Babies are like fat, drunk men. They have no idea where they are, they drool, they only want the bottle and they go to the bathroom on themselves. So why would you ever attempt to ask a baby a serious question? Or any question for that matter? Ask all you want, they’re not answering. Hey baby, what’s the population of New York City? You get nothing.
Still, there's now a woman who is being ridiculed online after saying parents should ask babies for consent before a diaper change. Yes, consent … from a baby. Again, babies can’t talk. They can’t walk, they can’t have a conversation, they can’t run errands and they can’t consent. They don't know what consent is, or what a diaper is. So how would they ever answer?
Through body language, suggests Deanne Carson, who said on ABC News Australia that families need to provide “a culture of consent” in the home by asking newborns, “I’m going to change your nappy now, is that OK?”
I’d imagine the universal body language when you go to the bathroom in your pants is, yes, change me immediately.
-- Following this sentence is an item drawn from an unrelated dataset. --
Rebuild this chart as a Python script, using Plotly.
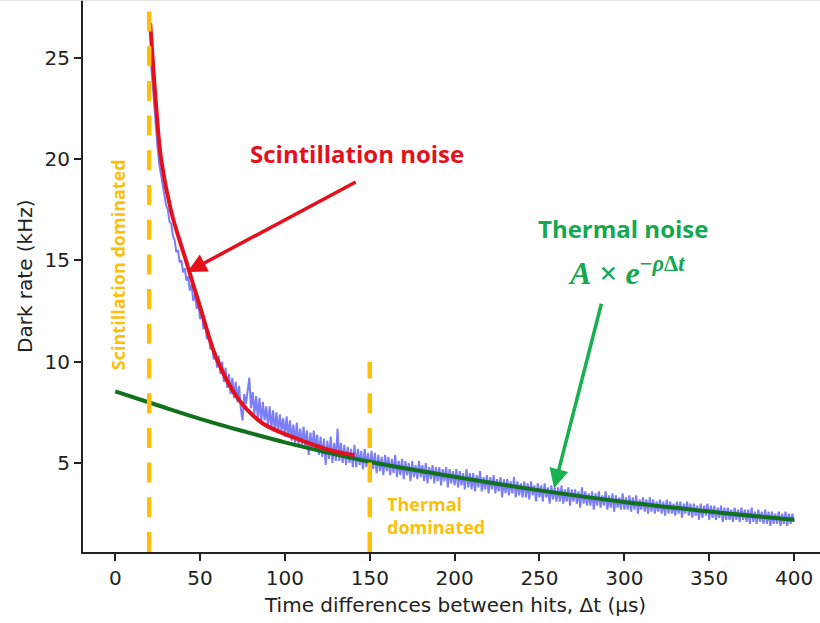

Babies communicate this through crying or screaming bloody murder.
Deanne, whose brilliant idea it is to wait until your kid shouts out, “Yes! Change me immediately!” adds, “Of course, a baby’s not going to respond, ‘Yes Mom, that’s awesome, I’d love to have my nappy changed,’ but if you leave a space and wait for body language and wait to make eye contact, then you’re letting that child know that their response matters.”
Eye contact is unusually hard with someone who cannot see a foot in front of their face and often goes crosseyed for no reason at all.
The video of Deanne was shared on YouTube, racking up nearly 100,000 views, before Deanne caught on that people were making fun of her.
She responded on Facebook:
“I gave an interview the other day about teaching consent to young children,” she wrote. “Sadly, some people have chosen to ridicule me ("oh no! Pink hair! Must be a lesbian!") and the notion of giving infants bodily autonomy ("poo in nappies har har amiright?!").
“For those people I’m posting this. One in three girls, one in seven boys will be sexually assaulted by the time they are eighteen years old. One in twelve girls will be sexually abused before their sixth birthday. The work we do with children, teachers and parents is international best practice in abuse prevention. It teaches children their rights AND their responsibilities and connects them with people who care and can help. It invites their parents into the discussion and is sensitive to cultural and family values.
“Troll me all you want, add to your blog inches, but remember that when you do, you are negating the voices of these brave survivors of sexual abuse.”
It didn’t do much to stop the trolls, with one user commenting “What you’ve just said is one of the most insanely idiotic things I have ever heard.”
Another called it “an insult to genuine sexual assault victims to compare their experience to a baby having a nappy changed without giving the right expressions.”